Por incrível que pareça, em algumas regiões, mulheres com mais de 30 anos já são consideradas velhas. A questão do etarismo é muito séria na nossa cultura. Quem nunca ouviu alguém dizer “fulano/fulana já é muito velho/a para isto!”. Impressionante também saber que a saúde mental dos homens melhora com o casamento e das mulheres piora. Não é por acaso que muitas mulheres se libertam quando se separam ou quando ficam viúvas.
As pedagogias afetivas são diferentes para homens e mulheres. Por exemplo, a Pequena Sereia Ariel faz tudo o que ela gosta de fazer, é super curiosa, mas depois que conhece um homem ela fica abestada.
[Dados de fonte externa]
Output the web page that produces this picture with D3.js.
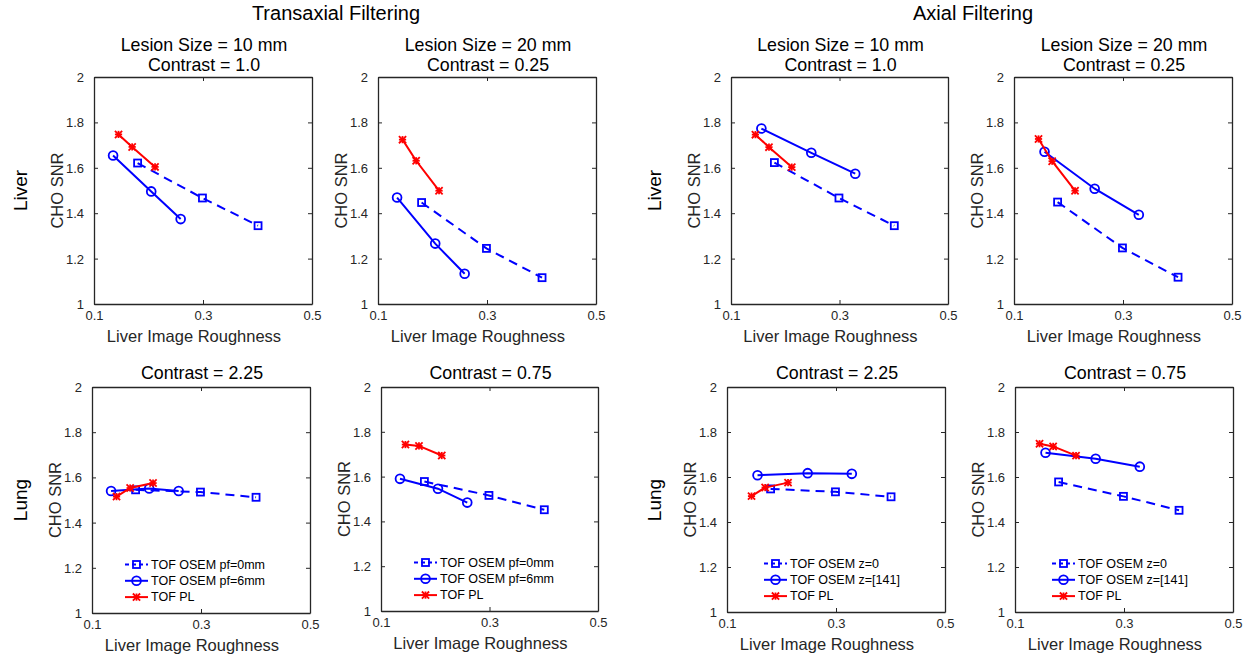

Ela vai falar com a bruxa que lhe oferece um corpo de mulher para conquistar aquele homem, porém exige em troca que ela dê a sua voz. Ariel pergunta então para bruxa: “Como vou conquistar um homem sem voz”, e ela responde: “Para que voz se você tem quadril!”. Duas pedagogias afetivas importantes que aparecem neste desenho: primeiro que a coisa mais importante na vida da mulher é ter um homem, e a segunda, se ela quiser ter e manter um homem, terá que aprender a calar a sua boca.
Nesta forma de amar, as mulheres só se sentem desejáveis se tiver um homem que as deseje. A mulher acha que o problema está nela, porque está velha, feia, gorda, de certa forma, incapaz de receber amor. O homem quando não está amando, ele sai com os amigos, “passa o rodo” e se diverte. A mulher não, ela sofre até quando não está amando. O homem não se vulnerabiliza no amor como a mulher.
Tudo isto está muito presente na cultura e no entretenimento. Existem muitos filmes em que homem está perdido e a mulher vai lá e o salva, ou nos desenhos, em que a mulher beija o sapo ou o ogro e ele vira um príncipe, mas quantos filmes mostram o homem se casando com uma ogra?
Viajar de carro nos dá o tempo que não temos no dia a dia, nos permite este tipo de experiência, ouvir, refletir e nos conhecermos melhor. Recomendo que você ouça este podcast. Já coloquei o livro “Prateleira do Amor” na minha lista de próximo a ser lido.
Referências:
– Podcast Bom Dia Óbvios – Episódio 152– entrevista com Valeska Zanello
– Livro “A Prateleira do Amor: Sobre Mulheres, Homens e Relações” – Valeska Zanello, 2022.